Freedom of expression should not be limited by the imposition of prior censorship.
- The exercise of the right provided for in the foregoing paragraph [freedom of expression] shall not be subject to prior censorship but shall be subject to subsequent imposition of liability, which shall be expressly established by law to the extent necessary to ensure: (b) the protection of national security, public order, or public health or morals.
- In order to ensure the full enjoyment of rights protected by article 25, the free communication of information and ideas about public and political issues between citizens, candidates and elected representatives is essential. This implies a free press and other media able to comment on public issues without censorship or restraint and to inform public opinion.
- The Committee has to consider whether the restrictions imposed on the author's right to freedom of expression are justified under any of the criteria set out in article 19, paragraph 3. The Committee observes that, in the present case, the State party has merely argued that the right to freedom of expression as guaranteed by article 19, paragraph 2, of the Covenant, may be subject to limitations as provided for by law (article 19, paragraph 3, of the Covenant and article 32 of the Belarus Constitution).
- Declare that in the field of information and mass media they seek to achieve the following objectives: absence of censorship or any arbitrary controls or constraints on participants in the information process, on media content or on the transmission and dissemination of information.
- Prior censorship, direct of indirect interference in or pressure exerted upon any expression, opinion or information transmitted through any mean of oral, written, artistic, visual, or electronic communication must be prohibited by law.

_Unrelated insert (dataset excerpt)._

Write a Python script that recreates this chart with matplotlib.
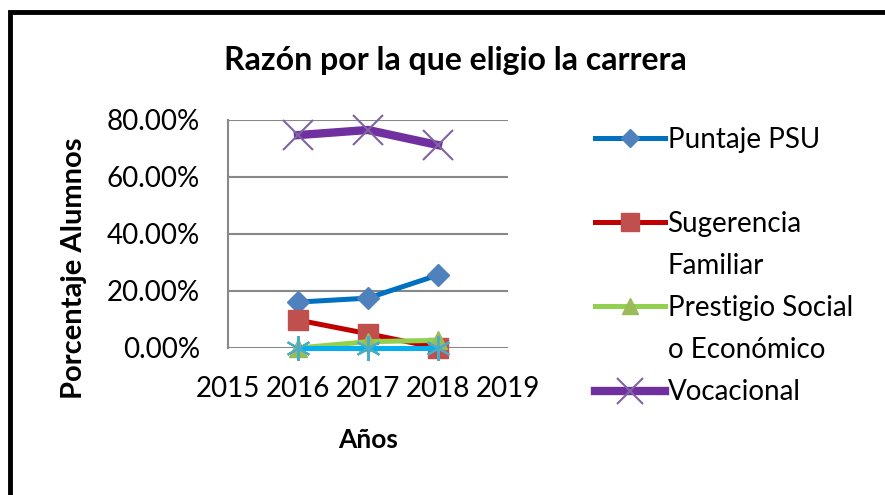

- Prior conditioning of expressions, such as truthfulness, timeliness, or impartiality is incompatible with the right to freedom of expression, recognized in international instruments.

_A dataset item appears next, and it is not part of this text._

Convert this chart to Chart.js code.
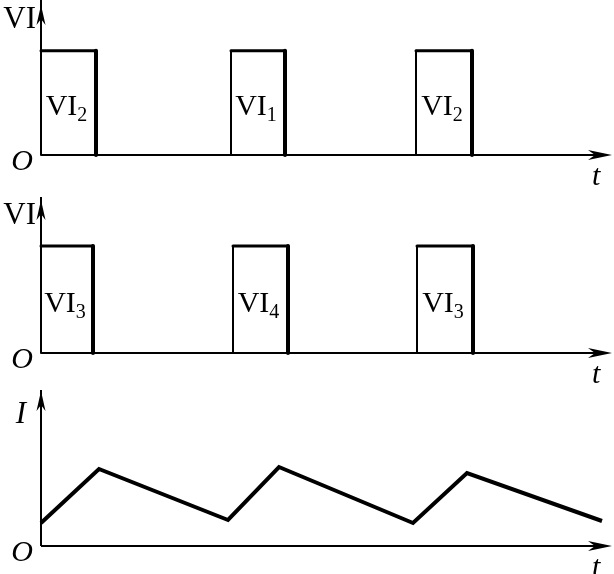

- While noting that art. 19, para. 3, of the International Covenant on Civil and Political Rights provides that the exercise of the right to freedom of opinion and expression carries with it special duties and responsibilities, to refrain from imposing restrictions which are not consistent with paragraph 3 of that article including on: The free flow of information and ideas, including practices such as the banning or closing of publications or other media and the abuse of administrative measures and censorship.
- In accordance with international and regional law, “hate speech” laws should, at a minimum, conform to the following: ...no one should be subject to prior censorship.
- There should be no prior censorship of the media, including through means such as the administrative blocking of media websites or Internet shutdowns.
- With these broad principles in mind, the Special Rapporteur wishes to emphasize that in pre-election periods…(b)Censorship of any election programme is note allowed and the media are encouraged to broadcast and/or publish election-related programmes and are not penalized for programmes critical of the government, its policies or the ruling party.
- Media regulations should provide safeguards against political censorship, unfair government advantage and unequal access during the campaign period.
- Too often, the legal framework in a country making the transition to democracy censors campaign speech through the imposition of sanctions for speech that "defames" or "insults" another person, which could include the government, a government official, or a candidate in the electoral campaign. Such provisions are commonly found in the electoral code or media (public information) law. However, the examiner should be thorough in examining the legal framework as such provisions are also found in general constitutional, civil, criminal, and administrative laws. Any law regulating defamation of a person's character or reputation should be included only in the applicable civil law. A provision in the electoral law regulating defamation is not justified. ...Such limitations on free expression violate international human rights law. Additionally, such provisions usually violate free speech guarantees found in a country's constitution. ...This standard, however, is not applicable to prohibitions on inflammatory speech that is calculated to incite another person to violence.
- No democracy can thrive unless citizens have the information they need to make the choices required of them in selecting their representatives in government. Similarly, the media cannot thrive if confronted with undue state interference in its broadcasts or if journalists suffer from censorship or intimidation.
- Freedom of expression is an integral part of a democracy and should be guaranteed in a country’s legal framework. This fundamental right guarantees that members of a society are able to impart and receive information without prior censorship, restraint or interference. The right to publish freely without constraint is a key condition of freedom of speech and a major pillar of any democratic society.